Our solution to this problem was twofold: First, leverage local market knowledge, but also local market creativity. And second, create a communication system in which agency intellectual resources could be packaged as services, allowing for relationships to be deepened and new revenue streams established as we build economies of scale for our clients. Ultimately we would be capturing a corporate knowledge base.

Parallel Planets Leveraging the assets of our parent, Omnicom, we created a global network and called it TLPlanet. We set out to align ourselves with the best local resources to become our creative taps into each market. They had to have corporate cultures that could meld with ours, and they had to understand the products we would be sharing or have parallel experiences that would allow them to add value to the process. We also needed real-time communication. We would have brainstorming sessions with teams providing local market insights through relevant concepts and visuals. Our challenge would be to lead the final creative process, producing a single, focused communication and visual presentation drawing on input from some of the world’s best creative minds.

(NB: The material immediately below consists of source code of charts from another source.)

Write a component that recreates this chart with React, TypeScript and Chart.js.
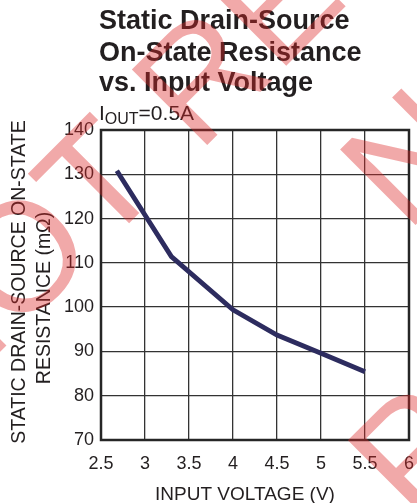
import React, { useEffect, useRef } from "react";
import { Chart, registerables } from "chart.js";

Chart.register(...registerables);

// ---- data ----
const voltage = [2.68, 3.3, 4.0, 4.5, 5.0, 5.5];
const resistance = [130.8, 111.4, 99.4, 93.7, 89.6, 85.4];

const xTickLabels = ["2.5", "3", "3.5", "4", "4.5", "5", "5.5", "6"];
const yTickLabels = ["70", "80", "90", "100", "110", "120", "130", "140"];

const titleLines = ["Static Drain-Source", "On-State Resistance", "vs. Input Voltage"];
const conditionMain = "I";
const conditionSub = "OUT";
const conditionRest = "=0.5A";
const yTitleLines = ["STATIC DRAIN-SOURCE ON-STATE", "RESISTANCE (mΩ)"];
const xTitle = "INPUT VOLTAGE (V)";
const watermarkLines = ["NOT RECOMMENDED", "NEW DESIGNS", "PRODUCT"];

const FONT = '"Liberation Sans", Arial, Helvetica, sans-serif';
const TEXT = "#231f20";

const decor = {
  id: "decor",
  beforeDatasetsDraw(chart: any) {
    const { ctx, chartArea: a } = chart;
    ctx.save();
    ctx.strokeStyle = "#262626";
    ctx.lineWidth = 2.5;
    ctx.strokeRect(a.left, a.top, a.right - a.left, a.bottom - a.top);
    ctx.restore();
  },
  afterDraw(chart: any) {
    const { ctx } = chart;
    ctx.save();
    ctx.fillStyle = TEXT;
    // title
    ctx.font = `bold 27px ${FONT}`;
    ctx.textAlign = "left";
    ctx.textBaseline = "alphabetic";
    const base = [29, 61, 91];
    titleLines.forEach((t, i) => ctx.fillText(t, 99, base[i]));
    // condition
    ctx.font = `21px ${FONT}`;
    ctx.fillText(conditionMain, 99, 120);
    let x = 99 + ctx.measureText(conditionMain).width;
    ctx.font = `16px ${FONT}`;
    ctx.fillText(conditionSub, x, 124);
    x += ctx.measureText(conditionSub).width;
    ctx.font = `21px ${FONT}`;
    ctx.fillText(conditionRest, x, 120);
    // x title
    ctx.font = `19px ${FONT}`;
    ctx.textAlign = "center";
    ctx.fillText(xTitle, 245, 500);
    // y title
    ctx.font = `19.5px ${FONT}`;
    const yPos = [
      { bx: 25, cy: 282 },
      { bx: 50, cy: 298 },
    ];
    yTitleLines.forEach((t, i) => {
      ctx.save();
      ctx.translate(yPos[i].bx, yPos[i].cy);
      ctx.rotate(-Math.PI / 2);
      ctx.textAlign = "center";
      ctx.fillText(t, 0, 0);
      ctx.restore();
    });
    // watermark
    ctx.save();
    ctx.fillStyle = "rgba(220,40,40,0.4)";
    ctx.font = `155px ${FONT}`;
    ctx.textAlign = "left";
    ctx.rotate(-Math.PI / 4);
    const wpos = [
      [-339, 249],
      [122, 453],
      [-78, 664],
    ];
    watermarkLines.forEach((t, i) => ctx.fillText(t, wpos[i][0], wpos[i][1]));
    ctx.restore();
    ctx.restore();
  },
};

export default function App() {
  const ref = useRef<HTMLCanvasElement>(null);
  useEffect(() => {
    document.body.style.margin = "0";
    const chart = new Chart(ref.current as HTMLCanvasElement, {
      type: "line",
      data: {
        datasets: [
          {
            data: voltage.map((v, i) => ({ x: v, y: resistance[i] })),
            borderColor: "#2d2c5f",
            borderWidth: 4.8,
            pointRadius: 0,
            tension: 0,
            fill: false,
          },
        ],
      },
      options: {
        responsive: false,
        animation: false,
        layout: { padding: { top: 130, left: 0, right: 8, bottom: 0 } },
        plugins: {
          legend: { display: false },
          tooltip: { enabled: false },
          title: { display: false },
        },
        scales: {
          x: {
            type: "linear",
            min: 2.5,
            max: 6,
            afterFit: (axis: any) => {
              axis.height = 63;
              axis.paddingLeft = 0;
              axis.paddingRight = 0;
            },
            ticks: {
              stepSize: 0.5,
              padding: 13,
              color: TEXT,
              font: { family: FONT, size: 18 },
              maxRotation: 0,
              autoSkip: false,
              callback: (_v: any, i: number) => xTickLabels[i],
            },
            grid: { color: "#333", lineWidth: 1.3, drawTicks: false },
            border: { display: false },
          },
          y: {
            min: 70,
            max: 140,
            afterFit: (axis: any) => {
              axis.width = 101;
              axis.paddingTop = 0;
              axis.paddingBottom = 0;
            },
            ticks: {
              stepSize: 10,
              padding: 7,
              color: TEXT,
              font: { family: FONT, size: 18 },
              callback: (_v: any, i: number) => yTickLabels[i],
            },
            grid: { color: "#333", lineWidth: 1.3, drawTicks: false },
            border: { display: false },
          },
        },
      },
      plugins: [decor],
    } as any);
    return () => chart.destroy();
  }, []);
  return (
    <div style={{ position: "fixed", left: 0, top: 0, width: 417, height: 503, background: "#fff" }}>
      <canvas ref={ref} width={417} height={503} />
    </div>
  );
}
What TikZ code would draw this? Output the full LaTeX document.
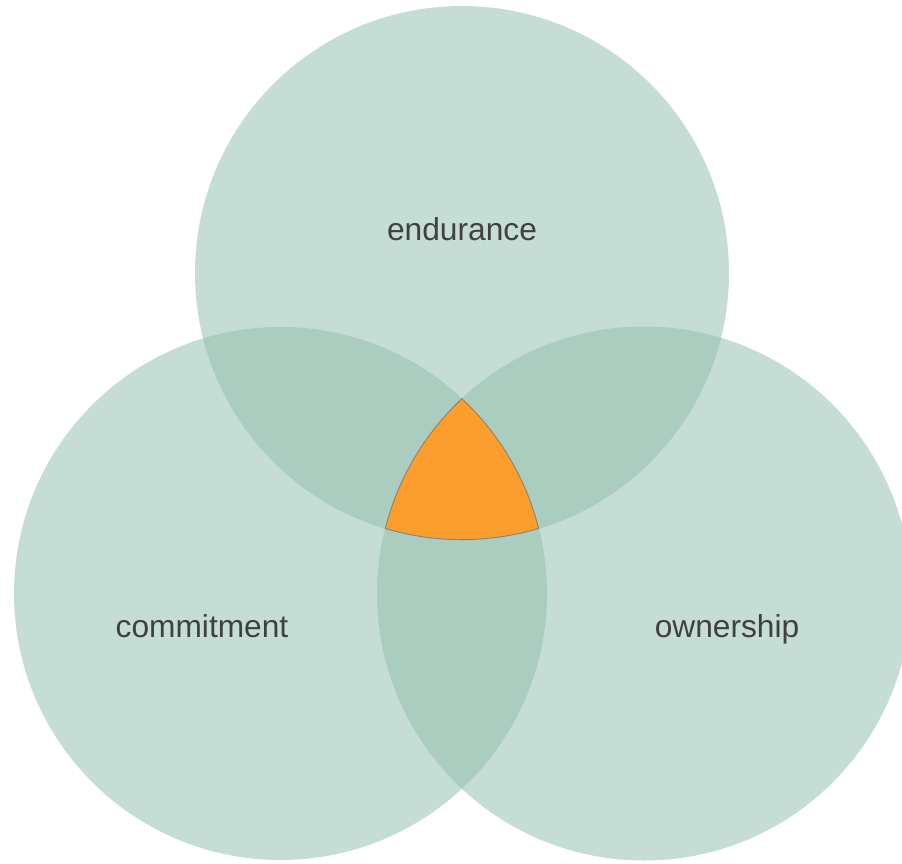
\documentclass[tikz,border=0pt]{standalone}
\usepackage{fontspec}
\setmainfont{Liberation Sans}
\definecolor{venn}{RGB}{146,191,174}
\definecolor{core}{RGB}{252,158,46}
\definecolor{txt}{RGB}{64,64,64}
\begin{document}
\begin{tikzpicture}[x=1pt,y=-1pt,
  venncircle/.style={fill=venn,fill opacity=0.534,draw=none},
  lbl/.style={text=txt,font=\fontsize{31.7}{38}\selectfont,inner sep=0pt}]
\useasboundingbox (0,0) rectangle (902,863);
\clip (0,0) rectangle (902,863);
\coordinate (T) at (462,273);
\coordinate (L) at (280.5,593.5);
\coordinate (R) at (644,593.5);
\path[venncircle] (T) circle[radius=267];
\path[venncircle] (L) circle[radius=266.5];
\path[venncircle] (R) circle[radius=267];
\begin{scope}
  \clip (T) circle[radius=267];
  \clip (L) circle[radius=266.5];
  \clip (R) circle[radius=267];
  \fill[core] (R) circle[radius=267];
  \draw[gray,line width=1.6pt] (T) circle[radius=267];
  \draw[gray,line width=1.6pt] (L) circle[radius=266.5];
  \draw[gray,line width=1.6pt] (R) circle[radius=267];
\end{scope}
\node[lbl] (endurance) at (462,229) {endurance};
\node[lbl] (commitment) at (202,626) {commitment};
\node[lbl] (ownership) at (727,629) {ownership};
\end{tikzpicture}
\end{document}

Sounds great, but how do you guarantee that the program gets executed with the same integrity globally? Back to the global braintrust. We’d get feedback from the client post-presentation and create a global implementation system that delivered on the single vision, but that also provided promotional stimulus, tactics, and even prize structures customized to local markets. We would provide the visual template and guidelines with high-resolution artwork to guarantee a consistent brand and program image. And lastly, we’d set up an intranet approval forum that would allow us to guarantee the integrity and consistency of all final products.

The concept is working. We were awarded Pepsi’s international business and, subsequently, Citibank’s.

Marketers preparing for a journey through the world’s markets should take with them three things: talent, respect, and an open mind.

Partner with the best raw creative talent, people who can both formulate and stimulate big ideas. Put egos aside, learn to respect each other, and collaborate to translate big ideas into successful programs. Be open to evolution and revolution. Complacency and ignorance breed mediocrity and failure.

Those who will change with the world are also the ones who will change the world.